- _The task_:
Print, word for word, every line from the beginning of the listing up to and including the line with "eoct_centers = list(range(-4, 196, 2))". Pictures are to be excluded.

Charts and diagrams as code

* * *

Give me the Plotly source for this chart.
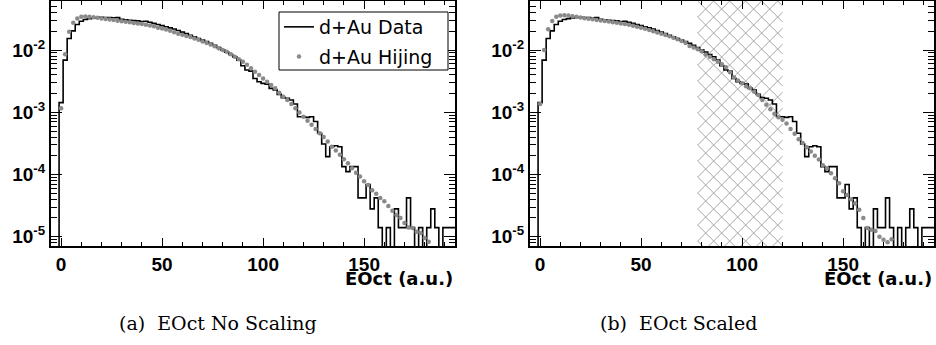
import math
import plotly.graph_objects as go

# ---------------- data ----------------
bin_width = 2
eoct_centers = list(range(-4, 196, 2))  # 100 bins, -5 .. 195

data_vals = [
    0, 0, 1.43e-3, 6.9e-3, 1.54e-2, 2.04e-2, 2.58e-2, 2.92e-2, 3.10e-2, 3.21e-2,
    3.30e-2, 3.35e-2, 3.36e-2, 3.35e-2, 3.33e-2, 3.31e-2, 3.33e-2, 3.12e-2, 3.07e-2, 3.03e-2,
    2.99e-2, 2.95e-2, 2.88e-2, 2.92e-2, 2.81e-2, 2.69e-2, 2.58e-2, 2.48e-2, 2.38e-2, 2.28e-2,
    2.19e-2, 2.07e-2, 1.95e-2, 1.84e-2, 1.73e-2, 1.64e-2, 1.54e-2, 1.45e-2, 1.37e-2, 1.29e-2,
    1.20e-2, 1.10e-2, 1.01e-2, 9.3e-3, 8.5e-3, 7.8e-3, 6.9e-3, 5.6e-3, 4.8e-3, 4.6e-3,
    3.5e-3, 3.1e-3, 2.92e-3, 2.84e-3, 2.43e-3, 2.28e-3, 1.94e-3, 1.72e-3, 1.68e-3, 1.58e-3,
    1.36e-3, 8.5e-4, 8.5e-4, 8.3e-4, 8.5e-4, 7.1e-4, 4.6e-4, 3.1e-4, 1.94e-4, 2.8e-4,
    2.9e-4, 2.8e-4, 1.34e-4, 1.11e-4, 1.34e-4, 1.34e-4, 4.2e-5, 4.2e-5, 6.9e-5, 2.8e-5,
    4.2e-5, 1.4e-5, 0, 1.4e-5, 0, 2.8e-5, 1.4e-5, 1.4e-5, 4.2e-5, 1.4e-5,
    0, 1.4e-5, 0, 1.4e-5, 2.8e-5, 1.4e-5, 0, 1.4e-5, 1.4e-5, 1.4e-5,
]

hijing_a_x = list(range(0, 184, 2))
hijing_a_vals = [
    1.16e-3, 8.6e-3, 1.97e-2, 2.75e-2, 3.23e-2, 3.43e-2, 3.47e-2, 3.43e-2, 3.39e-2, 3.31e-2,
    3.24e-2, 3.17e-2, 3.10e-2, 3.04e-2, 2.98e-2, 2.92e-2, 2.86e-2, 2.80e-2, 2.74e-2, 2.69e-2,
    2.63e-2, 2.57e-2, 2.50e-2, 2.43e-2, 2.30e-2, 2.22e-2, 2.15e-2, 2.05e-2, 1.94e-2, 1.84e-2,
    1.77e-2, 1.69e-2, 1.62e-2, 1.54e-2, 1.47e-2, 1.38e-2, 1.30e-2, 1.23e-2, 1.15e-2, 1.07e-2,
    1.00e-2, 9.4e-3, 8.6e-3, 7.8e-3, 7.1e-3, 6.5e-3, 5.8e-3, 5.1e-3, 4.5e-3, 3.98e-3,
    3.5e-3, 3.1e-3, 2.75e-3, 2.43e-3, 2.07e-3, 1.78e-3, 1.58e-3, 1.36e-3, 1.16e-3, 9.9e-4,
    8.5e-4, 7.3e-4, 6.3e-4, 5.4e-4, 4.6e-4, 4.0e-4, 3.4e-4, 2.8e-4, 2.43e-4, 2.07e-4,
    1.76e-4, 1.51e-4, 1.26e-4, 1.07e-4, 9.3e-5, 7.8e-5, 6.8e-5, 5.6e-5, 4.9e-5, 4.2e-5,
    3.7e-5, 3.1e-5, 2.6e-5, 2.24e-5, 2.0e-5, 1.66e-5, 1.41e-5, 1.38e-5, 1.2e-5, 1.15e-5,
    9.5e-6, 8.3e-6,
]

hijing_b_x = list(range(0, 176, 2))
hijing_b_vals = [
    1.36e-3, 1.0e-2, 2.17e-2, 2.95e-2, 3.43e-2, 3.60e-2, 3.65e-2, 3.60e-2, 3.52e-2, 3.43e-2,
    3.34e-2, 3.27e-2, 3.20e-2, 3.13e-2, 3.06e-2, 3.00e-2, 2.94e-2, 2.88e-2, 2.82e-2, 2.76e-2,
    2.69e-2, 2.62e-2, 2.55e-2, 2.47e-2, 2.38e-2, 2.29e-2, 2.20e-2, 2.11e-2, 2.02e-2, 1.92e-2,
    1.84e-2, 1.75e-2, 1.67e-2, 1.58e-2, 1.50e-2, 1.40e-2, 1.30e-2, 1.16e-2, 1.10e-2, 1.03e-2,
    9.6e-3, 8.5e-3, 7.8e-3, 7.1e-3, 6.5e-3, 5.9e-3, 5.3e-3, 4.4e-3, 3.65e-3, 3.24e-3,
    2.92e-3, 2.63e-3, 2.43e-3, 2.14e-3, 1.90e-3, 1.58e-3, 1.32e-3, 1.12e-3, 9.5e-4, 8.3e-4,
    7.6e-4, 6.6e-4, 5.4e-4, 4.5e-4, 3.7e-4, 3.2e-4, 2.75e-4, 2.34e-4, 2.0e-4, 1.74e-4,
    1.41e-4, 1.26e-4, 1.05e-4, 8.7e-5, 7.2e-5, 5.4e-5, 4.7e-5, 4.0e-5, 3.4e-5, 2.7e-5,
    2.0e-5, 1.38e-5, 1.29e-5, 1.23e-5, 1.0e-5, 8.9e-6, 8.1e-6, 9.1e-6,
]

hatch_range = [78, 120]

x_ticks = [0, 50, 100, 150]
y_ticks = [1e-5, 1e-4, 1e-3, 1e-2]
y_ticktext = ["<b>10<sup>-5</sup></b>", "<b>10<sup>-4</sup></b>",
              "<b>10<sup>-3</sup></b>", "<b>10<sup>-2</sup></b>"]
captions = ["(a)  EOct No Scaling", "(b)  EOct Scaled"]
x_title = "EOct (a.u.)"
legend_names = ["d+Au Data", "d+Au Hijing"]

# ---------------- layout geometry (pixels) ----------------
W, H = 936, 345
FONT = "Liberation Sans"
X_RANGE = [-5, 195]
PLOT_TOP, PLOT_BOT = 1, 246
PANEL_A = (51, 455)
PANEL_B = (530, 934)

edges = [c - bin_width / 2 for c in eoct_centers] + [eoct_centers[-1] + bin_width / 2]
floor = 1e-9
step_y = [v if v > 0 else floor for v in data_vals]
step_y = step_y + [step_y[-1]]

minor_y = [k * 10.0 ** e for e in range(-6, -1) for k in range(2, 10)]

fig = go.Figure()

for i, (hx, hv) in enumerate([(hijing_a_x, hijing_a_vals), (hijing_b_x, hijing_b_vals)]):
    xa = "x" if i == 0 else "x2"
    ya = "y" if i == 0 else "y2"
    fig.add_trace(go.Scatter(
        x=edges, y=step_y, mode="lines", line=dict(color="black", width=1.6, shape="hv"),
        name=legend_names[0], showlegend=(i == 0), legendgroup="data",
        xaxis=xa, yaxis=ya))
    fig.add_trace(go.Scatter(
        x=hx, y=hv, mode="markers", marker=dict(color="#8a8a8a", size=4.5),
        name=legend_names[1], showlegend=(i == 0), legendgroup="hij",
        xaxis=xa, yaxis=ya))

# ---- cross-hatched band in panel (b): two families of slanted lines clipped to the band ----
ppu = (PANEL_B[1] - PANEL_B[0]) / (X_RANGE[1] - X_RANGE[0])
def to_px(x):
    return PANEL_B[0] + (x - X_RANGE[0]) * ppu
def to_data(px):
    return X_RANGE[0] + (px - PANEL_B[0]) / ppu
def to_dom(py):
    return (PLOT_BOT - py) / (PLOT_BOT - PLOT_TOP)

X0, X1 = to_px(hatch_range[0]), to_px(hatch_range[1])
Y0, Y1 = PLOT_TOP, PLOT_BOT
spacing, slope = 16.0, 1.0
for s in (slope, -slope):
    anchor = Y0 - s * X0
    cmin = min(Y0 - s * X0, Y0 - s * X1)
    cmax = max(Y1 - s * X0, Y1 - s * X1)
    step = abs(s) * spacing
    k0 = math.floor((cmin - anchor) / step)
    k1 = math.ceil((cmax - anchor) / step)
    for k in range(k0, k1 + 1):
        c = anchor + k * step
        xa_, xb_ = (Y0 - c) / s, (Y1 - c) / s
        lo, hi = max(X0, min(xa_, xb_)), min(X1, max(xa_, xb_))
        if hi - lo < 0.5:
            continue
        fig.add_shape(type="line", xref="x2", yref="y2 domain",
                      x0=to_data(lo), y0=to_dom(s * lo + c),
                      x1=to_data(hi), y1=to_dom(s * hi + c),
                      line=dict(color="#a6a6a6", width=1), layer="below")

axis_common_x = dict(
    range=X_RANGE, tickmode="array", tickvals=x_ticks,
    ticks="inside", ticklen=8, tickwidth=1.2, tickcolor="black",
    minor=dict(ticks="inside", ticklen=4, tickwidth=1, tickcolor="black", dtick=10, tick0=0, showgrid=False),
    showline=True, linecolor="black", linewidth=2, mirror="allticks",
    showgrid=False, zeroline=False, automargin=False,
    tickfont=dict(family=FONT, size=19, color="black", weight="bold"),
)
axis_common_y = dict(
    type="log", range=[-5.15, -1.21], tickmode="array", tickvals=y_ticks, ticktext=y_ticktext,
    ticks="inside", ticklen=11, tickwidth=1.2, tickcolor="black",
    minor=dict(ticks="inside", ticklen=6, tickwidth=1, tickcolor="black",
               tickmode="array", tickvals=minor_y, showgrid=False),
    showline=True, linecolor="black", linewidth=2, mirror="allticks",
    showgrid=False, zeroline=False, automargin=False,
    tickfont=dict(family=FONT, size=19, color="black"),
)

ydom = [1 - PLOT_BOT / H, 1 - PLOT_TOP / H]
fig.update_layout(
    width=W, height=H, margin=dict(l=0, r=0, t=0, b=0),
    paper_bgcolor="white", plot_bgcolor="white",
    xaxis=dict(domain=[PANEL_A[0] / W, PANEL_A[1] / W], anchor="y", **axis_common_x),
    yaxis=dict(domain=ydom, anchor="x", **axis_common_y),
    xaxis2=dict(domain=[PANEL_B[0] / W, PANEL_B[1] / W], anchor="y2", **axis_common_x),
    yaxis2=dict(domain=ydom, anchor="x2", **axis_common_y),
    legend=dict(x=279 / W, y=1 - 8 / H, xanchor="left", yanchor="top",
                borderwidth=0, bgcolor="rgba(0,0,0,0)",
                font=dict(family="DejaVu Sans", size=19, color="black"),
                itemwidth=30, tracegroupgap=2, traceorder="grouped"),
    showlegend=True,
)

# legend frame
fig.add_shape(type="rect", xref="paper", yref="paper",
              x0=279 / W, x1=448 / W, y0=1 - 70 / H, y1=1 - 12 / H,
              line=dict(color="black", width=1), fillcolor="white", layer="above")

for xr in (PANEL_A[1], PANEL_B[1]):
    fig.add_annotation(x=xr / W, y=1 - 278 / H, xref="paper", yref="paper",
                       xanchor="right", yanchor="middle", showarrow=False,
                       text="<b>" + x_title + "</b>",
                       font=dict(family="DejaVu Sans", size=18, color="black"))

for cx, txt in zip((218, 678), captions):
    fig.add_annotation(x=cx / W, y=1 - 323 / H, xref="paper", yref="paper",
                       xanchor="center", yanchor="middle", showarrow=False,
                       text=txt, font=dict(family="DejaVu Serif", size=19, color="black"))

fig.write_html("out.html", config=dict(displayModeBar=False),
               post_script="document.body.style.margin='0';"
                           "document.documentElement.style.overflow='hidden';")
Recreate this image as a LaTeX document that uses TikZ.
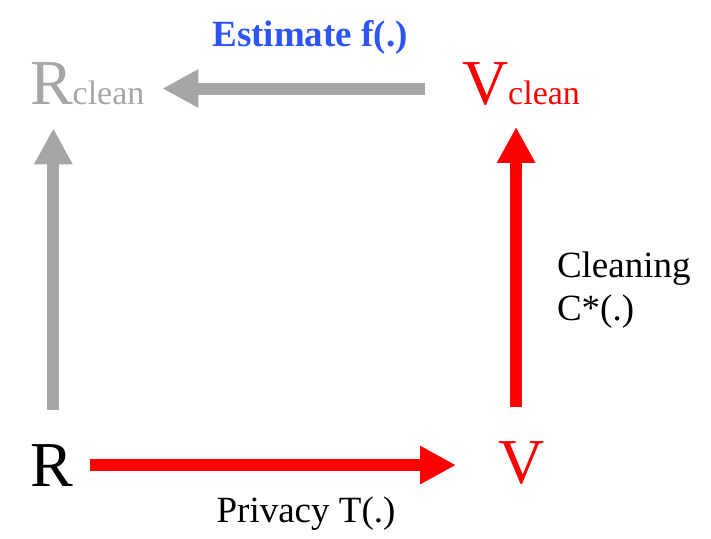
\documentclass[tikz,border=0pt]{standalone}
\usepackage{fontspec}
\setmainfont{Liberation Serif}
\usetikzlibrary{arrows.meta,positioning}
\definecolor{pale}{RGB}{166,166,166}
\definecolor{priv}{RGB}{255,0,0}
\definecolor{est}{RGB}{45,85,245}

\begin{document}
\begin{tikzpicture}[
  x=1pt, y=-1pt,
  every node/.style={inner sep=0pt, outer sep=0pt},
  big/.style={font=\fontsize{64}{64}\selectfont},
  label/.style={font=\fontsize{37}{43}\selectfont},
  paleline/.style={-{Triangle[length=36pt, width=36pt]}, line width=12pt, pale},
  privline/.style={-{Triangle[length=36pt, width=36pt]}, line width=12pt, priv}
]
\useasboundingbox (0,0) rectangle (711,538);

\node[big, pale, anchor=base west] (rclean) at (30,104)
  {R{\fontsize{34}{34}\selectfont clean}};
\node[big, priv, anchor=base west] (vclean) at (462,104)
  {V{\fontsize{34}{34}\selectfont clean}};
\node[big, anchor=base west] (r) at (30,486) {R};
\node[big, priv, anchor=base west] (v) at (498,483) {V};
\node[label, est, anchor=base, font=\fontsize{37}{43}\selectfont\bfseries] (estimate) at (310,46) {Estimate f(.)};
\node[label, anchor=base] (privacy) at (306,522) {Privacy T(.)};
% last line sits on the base anchor
\node[label, anchor=base west, align=left] (cleaning) at (557,320) {Cleaning\\C*(.)};

\draw[paleline, shorten <=37pt, shorten >=18pt]
  ([yshift=-5pt]vclean.west) -- ([yshift=-5pt]vclean.west -| rclean.east);
\draw[paleline, shorten <=34pt, shorten >=24pt]
  ([xshift=2pt]r.north) -- ([xshift=2pt]r.north |- rclean.south);
\draw[privline, shorten <=34pt, shorten >=22pt]
  ([xshift=-5pt]v.north) -- ([xshift=-5pt]v.north |- vclean.south);
\draw[privline, shorten <=17pt, shorten >=42pt]
  (r.east) -- (r.east -| v.west);
\end{tikzpicture}
\end{document}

* * *

- _Written response_:
Give me the Plotly source for this chart.
import math
import plotly.graph_objects as go

# ---------------- data ----------------
bin_width = 2
eoct_centers = list(range(-4, 196, 2))  # 100 bins, -5 .. 195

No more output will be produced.